El número de hijos no va unido a las capacidades que uno tenga. No se necesitan condiciones ni atributos especiales. Con ser “sensatamente imperfectos”, como diría Gregorio Luri, es más que suficiente. Ahora bien, nos sentimos incapaces de abrir nuestra vida a la posibilidad de ser padres si falta una única cosa: la esperanza.
Hoy vivimos una crisis de esperanza. Ya lo dice el teólogo José Noriega en un artículo publicado en el libro La grandeza del amor humano (BAC). Él se refiere concretamente al descenso en el número de personas que se casan: Si tantas parejas deciden no dar el “sí, quiero” para siempre no es porque hoy el matrimonio sea más difícil de vivir −explica−, sino que “se debe sobre todo a una falta de esperanza”. Del mismo modo ocurre con la decisión de recibir o no un hijo. El miedo ante mi limitación, ante mi falta de paciencia o ante la ausencia de una suerte de condiciones socioeconómicas concretas solo se supera con la convicción de que “no estamos solos ante el gran desafío de la vida”.
Pero nos cuesta confiar más en Dios que en nuestras propias fuerzas y capacidades. Nos han dicho tantas veces eso de que “si quieres, puedes” o lo de “cree en ti mismo”, que nos hemos convencido de que tenemos en nuestro poder la llave de nuestra felicidad plena. El sacerdote Jacques Philippe explica que si no hemos experimentado la fidelidad de Dios en nuestra vida, difícilmente vamos a confiar y abandonarnos a Su Providencia.

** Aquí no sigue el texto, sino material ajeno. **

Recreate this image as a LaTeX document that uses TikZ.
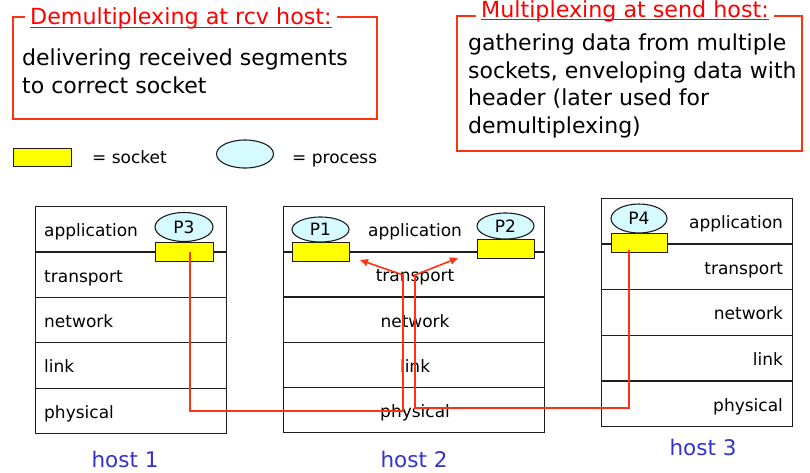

Pero añade: “Es importante saber una cosa: sólo experimentamos el apoyo de Dios si le dejamos el espacio necesario para que pueda manifestarse” (La paz interior, Rialp). “Mientras el paracaidista no salte al vacío, no podrá comprobar que le sostienen las cuerdas, pues el paracaídas aún no ha tenido la posibilidad de abrirse. Es preciso saltar primero, y solo entonces se sentirá sostenido”, señala Philippe.
“Muchos no creen en la Providencia porque nunca la han experimentado, pero no la han experimentado porque nunca han dado el salto en el vacío, el salto de la fe, y no le dejan la posibilidad de intervenir: lo calculan todo, lo prevén todo, tratan de resolverlo todo por sus propios medios en lugar de contar con Dios”, recalca Philippe.
Recibir un hijo es de algún modo dar un salto al vacío. Todo lo que viene después se escapa a nuestra previsión, a nuestros planes y, por supuesto, a nuestras fuerzas. Podemos empeñarnos en tenerlo todo controlado, en armarnos de paciencia con la disciplina positiva o en tener una economía holgada (hoy, vale, ¿pero y mañana?), sin embargo una vida humana no es un ordenador que puedas formatear cuando empieza a “darte problemas”.
Recibir un hijo es un salto al vacío, pero con paracaídas. Porque, como se suele decir, Dios no elige a los capaces, sino que capacita a aquellos a los que elige. Estar dispuestos a recibir los hijos como un don es abrir nuestra vida a la esperanza. Es sostener que la vida merece ser vivida, que la tierra es una creación maravillosa para ser habitada, que hay salvación para el ser humano y que no todo está perdido, sino más bien al contrario: que el mal(igno) ya está definitivamente vencido. Hay esperanza. Y esta tiene nombre, Jesucristo, y no nos deja solos ante el gran desafío de nuestra vida.